Nov 21, 2024 Editor, The News-Gazette: VMI’s proposal to obliterate two historic houses on Letcher Avenue and erect a gargantuan administration structure is an abdication of VMI’s responsibility to the wider community of Lexington.
I once had a family connection with the house at 306 Letcher Ave. but my protest is not personal sentiment. The 1880 Archer house, renamed Cabell, has many social connections with Lexington; a superintendent once owned it. The Archer family donated it to VMI in 1974. My father, Fred Hadsel, when Marshall Foundation director, and with my mother, Winifred Hadsel, worked with VMI to oversee its refurbishment. Hundreds of people from Lexington and afar were welcomed and made future connections there. Houses foster the living and when we know that people before us lived in a house and envisage future lives there, the world is richer for knowing the history.

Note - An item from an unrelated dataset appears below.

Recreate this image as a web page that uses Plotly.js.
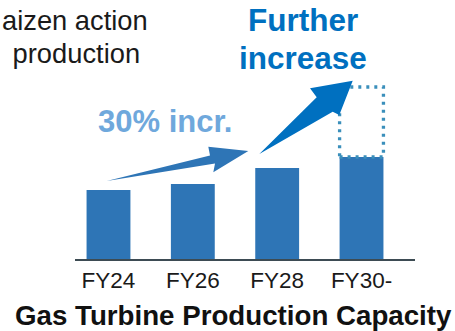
<!DOCTYPE html>
<html>
<head>
<meta charset="utf-8">
<script src="https://cdn.plot.ly/plotly-3.0.1.min.js"></script>
<style>
html,body{margin:0;padding:0;background:#fff;}
#chart{width:455px;height:331px;}
</style>
</head>
<body>
<div id="chart"></div>
<script>
// ---- data ----
const categories = ['FY24', 'FY26', 'FY28', 'FY30-'];
const capacity = [69, 75, 91, 102];
const futureTarget = 172;   // dotted "further increase" target for the last category
const noteLines = ['aizen action', ' production'];
const growthLabel = '30% incr.';
const furtherLines = ['Further', 'increase'];
const chartTitle = 'Gas Turbine Production Capacity';

// ---- layout helpers (pixel -> paper) ----
const L = 75, R = 415, T = 79, B = 259;
const px = x => (x - L) / (R - L);
const py = y => (B - y) / (B - T);
const path = pts => 'M' + pts.map(p => px(p[0]).toFixed(4) + ',' + py(p[1]).toFixed(4)).join(' L') + ' Z';

const FONT = 'Liberation Sans, Arial, sans-serif';
const barW = 0.52;
const lastIdx = categories.length - 1;

const trace = {
  type: 'bar',
  x: categories,
  y: capacity,
  width: barW,
  marker: {color: '#2E75B6', line: {width: 0}},
  hoverinfo: 'skip'
};

const arrow1 = [[106.7,181],[210,155.5],[208.3,146.7],[248.3,151],[213.3,172.3],[215,163.5]];
const arrow2 = [[259.3,154],[316.7,97.3],[310,88.3],[352.7,80.7],[339.3,115],[332.7,111.7]];

const layout = {
  width: 455, height: 331,
  margin: {l: L, r: 455 - R, t: T, b: 331 - B, pad: 0},
  paper_bgcolor: '#fff', plot_bgcolor: '#fff',
  showlegend: false,
  font: {family: FONT, color: '#1a1a1a'},
  xaxis: {
    type: 'category',
    range: [-0.397, 3.634],
    showline: true, linecolor: '#3d4b53', linewidth: 2,
    showgrid: false, zeroline: false, ticks: '',
    tickfont: {size: 22.5, family: FONT, color: '#1a1a1a'},
    fixedrange: true
  },
  yaxis: {range: [0, 180], visible: false, fixedrange: true},
  shapes: [
    {type: 'rect', xref: 'x', yref: 'y',
     x0: lastIdx - barW / 2, x1: lastIdx + barW / 2,
     y0: capacity[lastIdx], y1: futureTarget,
     line: {color: '#3A8FBB', width: 3.3, dash: '3px,5px'}, fillcolor: 'rgba(0,0,0,0)'},
    {type: 'path', xref: 'paper', yref: 'paper', path: path(arrow1),
     fillcolor: '#2E75B6', line: {width: 0}},
    {type: 'path', xref: 'paper', yref: 'paper', path: path(arrow2),
     fillcolor: '#0070C0', line: {width: 0}}
  ],
  annotations: [
    {text: noteLines[0], xref: 'paper', yref: 'paper', x: px(150), y: py(20),
     xanchor: 'right', yanchor: 'middle', showarrow: false,
     font: {size: 27.3, family: FONT, color: '#1a1a1a'}},
    {text: noteLines[1], xref: 'paper', yref: 'paper', x: px(142), y: py(53),
     xanchor: 'right', yanchor: 'middle', showarrow: false,
     font: {size: 27.3, family: FONT, color: '#1a1a1a'}},
    {text: furtherLines[0], xref: 'paper', yref: 'paper', x: px(303), y: py(20),
     xanchor: 'center', yanchor: 'middle', showarrow: false,
     font: {size: 31.5, family: FONT, color: '#0070C0', weight: 'bold'}},
    {text: furtherLines[1], xref: 'paper', yref: 'paper', x: px(303), y: py(58),
     xanchor: 'center', yanchor: 'middle', showarrow: false,
     font: {size: 31.5, family: FONT, color: '#0070C0', weight: 'bold'}},
    {text: growthLabel, xref: 'paper', yref: 'paper', x: px(164.5), y: py(121),
     xanchor: 'center', yanchor: 'middle', showarrow: false,
     font: {size: 31, family: FONT, color: '#6FA8DC', weight: 'bold'}},
    {text: chartTitle, xref: 'paper', yref: 'paper', x: px(233), y: py(315),
     xanchor: 'center', yanchor: 'middle', showarrow: false,
     font: {size: 27.7, family: FONT, color: '#111', weight: 'bold'}}
  ]
};

Plotly.newPlot('chart', [trace], layout, {displayModeBar: false, staticPlot: true});
</script>
</body>
</html>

Objectors (News-Gazette, Nov. 13, 2024) explained the significance of the Archer house in the Letcher Hyphen. At the end of the article, VMI’s response was, “While the disappearance of familiar buildings can be bittersweet, it has frequently happened on post.”
VMI has funds (also supported by tax dollars) and hired staff to blitz this 140-year-old piece of lived-in fabric of Lexington to make way for a massively intrusive building, “a top-flight facility for a variety of events,” which disrespects what it would replace. VMI calls this a “transition.” To what? What would this be like in 140 years?
VMI should do better and consider what it leaves behind in this proposed wake of destruction. If they will not rethink the scale, why not move the house/houses in an intelligent way to a Lexington residential location, and thereby enable that the house(s) may become again a home? JANE HADSEL London, U.K.